-- start WORKING DATA --
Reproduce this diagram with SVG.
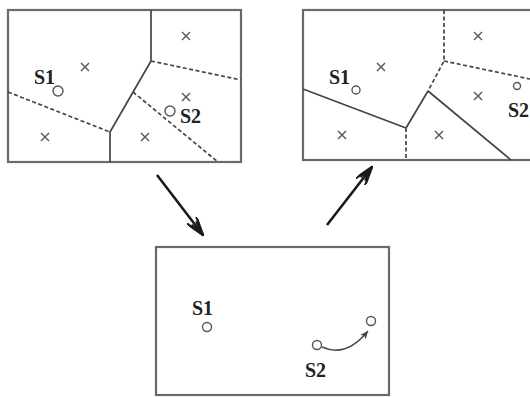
<svg xmlns="http://www.w3.org/2000/svg" width="530" height="397" viewBox="0 0 530 397">
<defs>
<style>
.box{fill:#fff;stroke:#6a6a6a;stroke-width:2.2}
.sol{fill:none;stroke:#444;stroke-width:1.7}
.dash{fill:none;stroke:#444;stroke-width:1.7;stroke-dasharray:4 2.5}
.x{fill:none;stroke:#555;stroke-width:1.4}
.site{fill:#fff;stroke:#555;stroke-width:1.4}
.lbl{font-family:"Liberation Serif",serif;font-weight:bold;font-size:20px;fill:#222}
.big{fill:none;stroke:#1a1a1a;stroke-width:2.6}
.thin{fill:none;stroke:#444;stroke-width:1.4}
</style>
<marker id="bigHead" viewBox="0 0 20 12" refX="19" refY="6" markerWidth="20" markerHeight="12" markerUnits="userSpaceOnUse" orient="auto">
<path d="M0,0 L19,6 L0,12 M4,3 L19,6 L4,9" fill="none" stroke="#1a1a1a" stroke-width="2.4"/>
<path d="M8,4 L19,6 L8,8 Z" fill="#1a1a1a"/>
</marker>
<marker id="smallHead" viewBox="0 0 10 8" refX="9" refY="4" markerWidth="9" markerHeight="8" markerUnits="userSpaceOnUse" orient="auto">
<path d="M0,0 L9,4 L0,8 L2.5,4 Z" fill="#444"/>
</marker>
<path id="xm" d="M-4,-4 L4,4 M-4,4 L4,-4"/>
</defs>

<g id="left-panel">
<rect class="box" x="8" y="10" width="233" height="152"/>
<path class="sol" d="M151,10 L151,61 L110,132 L110,162"/>
<path class="dash" d="M151,61 L241,80"/>
<path class="dash" d="M8,92 L110,132"/>
<path class="dash" d="M133,92 L218,162"/>
<use href="#xm" class="x" x="186" y="36"/>
<use href="#xm" class="x" x="85" y="67"/>
<use href="#xm" class="x" x="186" y="97"/>
<use href="#xm" class="x" x="45" y="137"/>
<use href="#xm" class="x" x="145" y="137"/>
<text class="lbl" x="34" y="84">S1</text>
<circle class="site" cx="58" cy="91" r="5"/>
<circle class="site" cx="170" cy="111" r="5"/>
<text class="lbl" x="180" y="123">S2</text>
</g>

<g id="right-panel">
<rect class="box" x="303" y="10" width="240" height="150"/>
<path class="dash" d="M444,10 L444,61 L428,91"/>
<path class="dash" d="M444,61 L530,79"/>
<path class="sol" d="M428,91 L406,128"/>
<path class="dash" d="M406,128 L406,160"/>
<path class="sol" d="M303,89 L406,128"/>
<path class="sol" d="M428,91 L511,160"/>
<use href="#xm" class="x" x="478" y="36"/>
<use href="#xm" class="x" x="381" y="67"/>
<use href="#xm" class="x" x="478" y="96"/>
<use href="#xm" class="x" x="342" y="135"/>
<use href="#xm" class="x" x="439" y="135"/>
<text class="lbl" x="329" y="84">S1</text>
<circle class="site" cx="356" cy="90" r="4"/>
<circle class="site" cx="517" cy="86" r="3.5"/>
<text class="lbl" x="508" y="117">S2</text>
</g>

<g id="bottom-panel">
<rect class="box" x="156" y="247" width="233" height="148"/>
<text class="lbl" x="192" y="315">S1</text>
<circle class="site" cx="207" cy="327" r="4.5"/>
<circle class="site" cx="317" cy="345" r="4.5"/>
<circle class="site" cx="371" cy="321" r="4.5"/>
<text class="lbl" x="305" y="377">S2</text>
</g>

<g id="connectors">
<path class="big" d="M157,175 L203,235" marker-end="url(#bigHead)"/>
<path class="big" d="M327,225 L372,167" marker-end="url(#bigHead)"/>
<path class="thin" d="M322,347 Q346,358 368,331" marker-end="url(#smallHead)"/>
</g>
</svg>
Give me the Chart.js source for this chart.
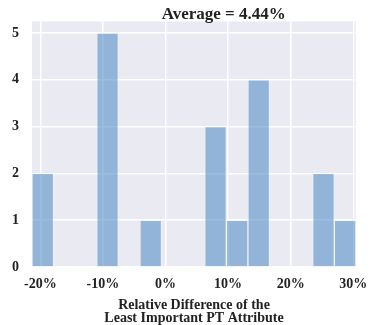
<!DOCTYPE html>
<html>
<head>
<meta charset="utf-8">
<script src="https://cdn.jsdelivr.net/npm/chart.js@4"></script>
<style>
  html, body { margin: 0; padding: 0; background: #fff; }
  #wrap { width: 370px; height: 325px; }
</style>
</head>
<body>
<div id="wrap"><canvas id="myChart" width="370" height="325"></canvas></div>
<script>
// histogram bins (centre of each bin, in %) and counts
var binCenters = [-19.61, -16.16, -12.71, -9.26, -5.81, -2.36, 1.09, 4.54, 7.99, 11.44, 14.89, 18.34, 21.79, 25.24, 28.69];
var counts     = [2, 0, 0, 5, 0, 1, 0, 0, 3, 1, 4, 0, 0, 2, 1];
var xMin = -21.33, xMax = 30.43;
var xTicks = [-20, -10, 0, 10, 20, 30];
var yTicks = [0, 1, 2, 3, 4, 5];
var avgLabel = 'Average = 4.44%';
var xTitle = ['Relative Difference of the', 'Least Important PT Attribute'];

var serif = '"Liberation Serif", "Times New Roman", serif';

var bgPlugin = {
  id: 'bg',
  beforeDraw: function(chart) {
    var a = chart.chartArea, c = chart.ctx;
    c.save();
    c.fillStyle = '#eaeaf2';
    c.fillRect(a.left, a.top, a.right - a.left, a.bottom - a.top);
    c.restore();
  },
  afterDraw: function(chart) {
    var c = chart.ctx;
    c.save();
    c.font = 'bold 17px ' + serif;
    c.fillStyle = '#222';
    c.textAlign = 'center';
    c.textBaseline = 'middle';
    c.fillText(avgLabel, chart.scales.x.getPixelForValue(9.3), 15);
    c.restore();
  }
};

var ctx = document.getElementById('myChart').getContext('2d');
var myChart = new Chart(ctx, {
  type: 'bar',
  data: {
    datasets: [{
      data: binCenters.map(function(x, i) { return {x: x, y: counts[i]}; }),
      backgroundColor: 'rgba(58, 126, 190, 0.5)',
      borderColor: 'rgba(255, 255, 255, 0.35)',
      borderWidth: 1,
      barPercentage: 1,
      categoryPercentage: 1
    }]
  },
  options: {
    responsive: false,
    animation: false,
    layout: { padding: { top: 11, right: 14, left: 0, bottom: 0 } },
    plugins: { legend: { display: false }, tooltip: { enabled: false } },
    scales: {
      x: {
        type: 'linear',
        offset: false,
        min: xMin,
        max: xMax,
        afterBuildTicks: function(s) { s.ticks = xTicks.map(function(v) { return {value: v}; }); },
        afterFit: function(s) { s.height = 58; s.paddingLeft = 0; s.paddingRight = 0; },
        grid: { color: '#ffffff', lineWidth: 1.5, drawTicks: false, offset: false },
        border: { display: false },
        ticks: {
          padding: 9,
          color: '#222',
          font: { family: serif, size: 14, weight: 'bold' },
          maxRotation: 0,
          callback: function(v) { return v + '%'; }
        },
        title: {
          display: true,
          text: xTitle,
          color: '#222',
          padding: { top: 0, bottom: 0 },
          font: { family: serif, size: 14, weight: 'bold', lineHeight: 0.95 }
        }
      },
      y: {
        min: 0,
        max: 5.25,
        afterBuildTicks: function(s) { s.ticks = yTicks.map(function(v) { return {value: v}; }); },
        afterFit: function(s) { s.width = 32; },
        grid: { color: '#ffffff', lineWidth: 1.5, drawTicks: false },
        border: { display: false },
        ticks: {
          padding: 13,
          color: '#222',
          font: { family: serif, size: 14, weight: 'bold' }
        }
      }
    }
  },
  plugins: [bgPlugin]
});
</script>
</body>
</html>
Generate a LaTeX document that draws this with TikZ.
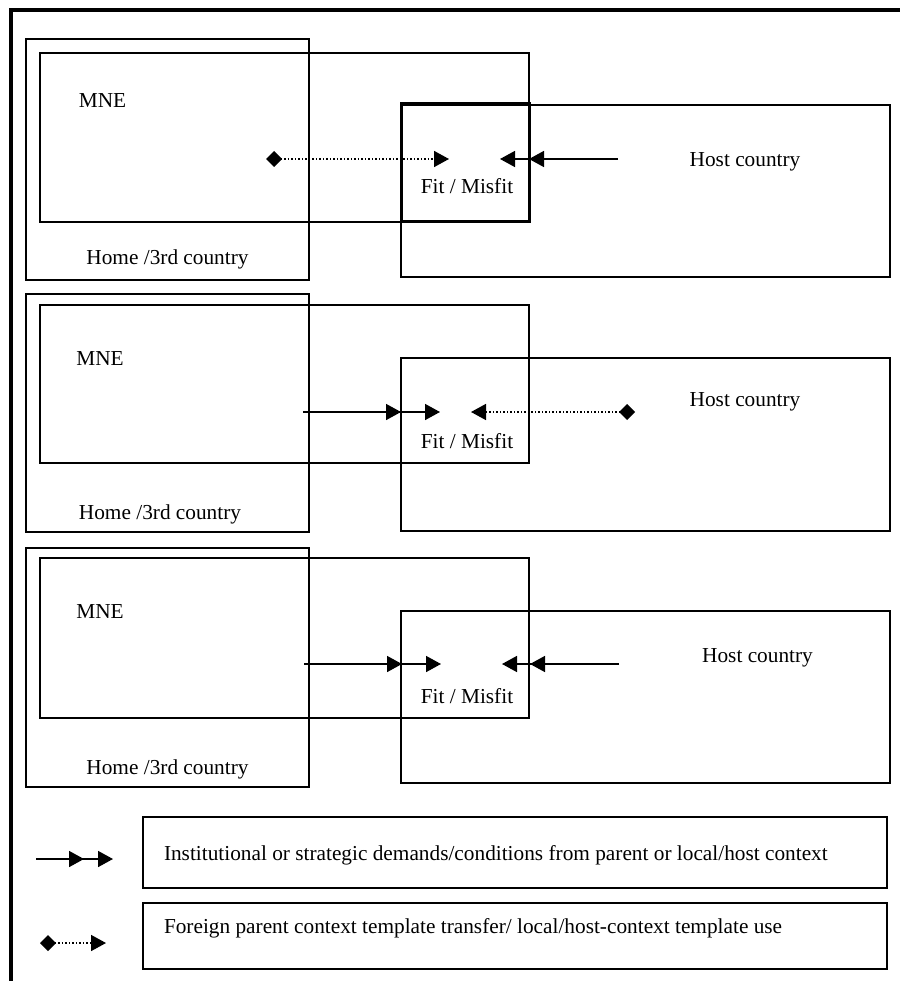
\documentclass[tikz,border=0pt]{standalone}
\usepackage{fontspec}
\setmainfont{Liberation Serif}
\usetikzlibrary{arrows.meta}
\tikzset{
  box/.style={draw, line width=1.6pt, inner sep=0pt, outer sep=0pt, anchor=north west},
  lbl/.style={font=\fontsize{21.3}{24}\selectfont, inner sep=0pt, outer sep=0pt, anchor=base},
  lbw/.style={font=\fontsize{21.3}{24}\selectfont, inner sep=0pt, outer sep=0pt, anchor=base west},
  dbl/.style={line width=1.6pt, line cap=butt,
    -{Triangle[length=15pt,width=16pt,sep=#1] Triangle[length=15pt,width=16pt]}},
  tmpl/.style={line width=1.6pt, line cap=butt, dash pattern=on 1.5pt off 2pt,
    {Diamond[length=16pt,width=16pt]}-{Triangle[length=15pt,width=16pt]}},
}
\begin{document}
\begin{tikzpicture}[x=1pt,y=-1pt]
\useasboundingbox (0,0) rectangle (900,981);
% outer frame
\draw[line width=4pt] (11,981) -- (11,10) -- (900,10);

% ---------- panel 1 ----------
\node[box, minimum width=283pt, minimum height=241pt] (home1) at (26,39) {};
\node[box, minimum width=489pt, minimum height=169pt] (mne1) at (40,53) {};
\node[box, minimum width=489pt, minimum height=172pt] (host1) at (401,105) {};
\node[box, line width=3pt, minimum width=128pt, minimum height=118pt] (fit1) at (401,104) {};
\node[lbl] (mnet1) at (102.5,108) {MNE};
\node[lbl] (homet1) at (167.5,265) {Home /3rd country};
\node[lbl] (hostt1) at (745,166.5) {Host country};
\node[lbl] (fitt1) at (467,194) {Fit / Misfit};
\coordinate (a1s) at (266,159);
\coordinate (a1e) at (449,159);
\coordinate (b1s) at (618,159);
\coordinate (b1e) at (500,159);
\draw[tmpl] (a1s) -- (a1e);
\draw[dbl=14pt] (b1s) -- (b1e);

% ---------- panel 2 ----------
\node[box, minimum width=283pt, minimum height=238pt] (home2) at (26,294) {};
\node[box, minimum width=489pt, minimum height=158pt] (mne2) at (40,305) {};
\node[box, minimum width=489pt, minimum height=173pt] (host2) at (401,358) {};
\node[lbl] (mnet2) at (100,365) {MNE};
\node[lbl] (homet2) at (160,519) {Home /3rd country};
\node[lbl] (hostt2) at (745,406.5) {Host country};
\node[lbl] (fitt2) at (467,448) {Fit / Misfit};
\coordinate (a2s) at (303,412);
\coordinate (a2e) at (440,412);
\coordinate (b2s) at (635,412);
\coordinate (b2e) at (471,412);
\draw[dbl=24pt] (a2s) -- (a2e);
\draw[tmpl] (b2s) -- (b2e);

% ---------- panel 3 ----------
\node[box, minimum width=283pt, minimum height=239pt] (home3) at (26,548) {};
\node[box, minimum width=489pt, minimum height=160pt] (mne3) at (40,558) {};
\node[box, minimum width=489pt, minimum height=172pt] (host3) at (401,611) {};
\node[lbl] (mnet3) at (100,618) {MNE};
\node[lbl] (homet3) at (167.5,774) {Home /3rd country};
\node[lbl] (hostt3) at (757.5,662.5) {Host country};
\node[lbl] (fitt3) at (467,703) {Fit / Misfit};
\coordinate (a3s) at (304,664);
\coordinate (a3e) at (441,664);
\coordinate (b3s) at (619,664);
\coordinate (b3e) at (502,664);
\draw[dbl=24pt] (a3s) -- (a3e);
\draw[dbl=13pt] (b3s) -- (b3e);

% ---------- legend ----------
\node[box, minimum width=744pt, minimum height=71pt] (leg1) at (143,817) {};
\node[box, minimum width=744pt, minimum height=66pt] (leg2) at (143,903) {};
\node[lbw] (legt1) at (164,860) {Institutional or strategic demands/conditions from parent or local/host context};
\node[lbw] (legt2) at (164,933) {Foreign parent context template transfer/ local/host-context template use};
\coordinate (c1s) at (36,859);
\coordinate (c1e) at (113,859);
\coordinate (c2s) at (40,943);
\coordinate (c2e) at (106,943);
\draw[dbl=14pt] (c1s) -- (c1e);
\draw[tmpl] (c2s) -- (c2e);
\end{tikzpicture}
\end{document}
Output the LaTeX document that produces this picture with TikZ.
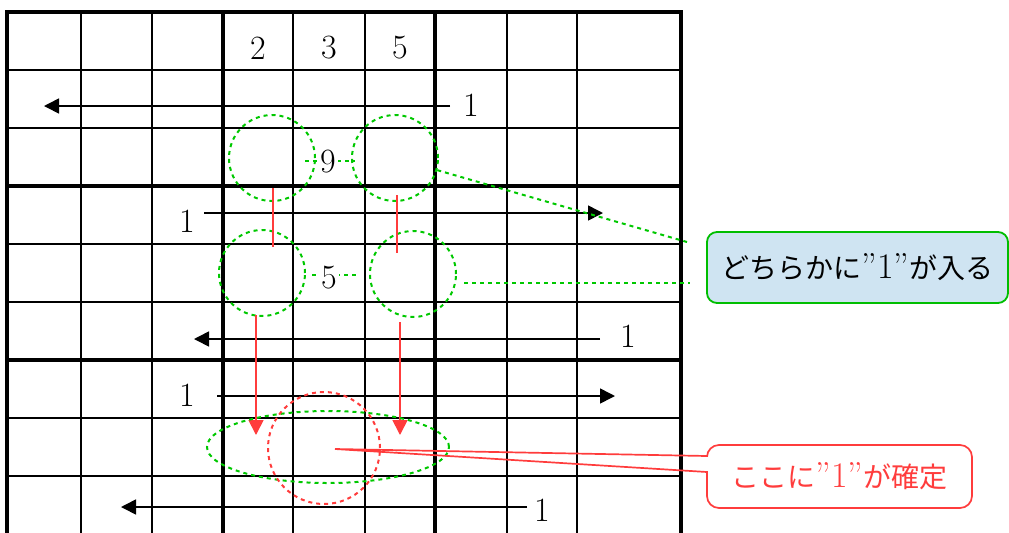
-- end WORKING DATA --
## STATED TASK
In the listing above, find the line with "Generate a LaTeX" and the line with "(11,10) -- (900,10);". Copy both of them and every line between, exactly, but not the pictures.

## EXERCISE RESPONSE
Generate a LaTeX document that draws this with TikZ.
\documentclass[tikz,border=0pt]{standalone}
\usepackage{fontspec}
\setmainfont{Liberation Serif}
\usetikzlibrary{arrows.meta}
\tikzset{
  box/.style={draw, line width=1.6pt, inner sep=0pt, outer sep=0pt, anchor=north west},
  lbl/.style={font=\fontsize{21.3}{24}\selectfont, inner sep=0pt, outer sep=0pt, anchor=base},
  lbw/.style={font=\fontsize{21.3}{24}\selectfont, inner sep=0pt, outer sep=0pt, anchor=base west},
  dbl/.style={line width=1.6pt, line cap=butt,
    -{Triangle[length=15pt,width=16pt,sep=#1] Triangle[length=15pt,width=16pt]}},
  tmpl/.style={line width=1.6pt, line cap=butt, dash pattern=on 1.5pt off 2pt,
    {Diamond[length=16pt,width=16pt]}-{Triangle[length=15pt,width=16pt]}},
}
\begin{document}
\begin{tikzpicture}[x=1pt,y=-1pt]
\useasboundingbox (0,0) rectangle (900,981);
% outer frame
\draw[line width=4pt] (11,981) -- (11,10) -- (900,10);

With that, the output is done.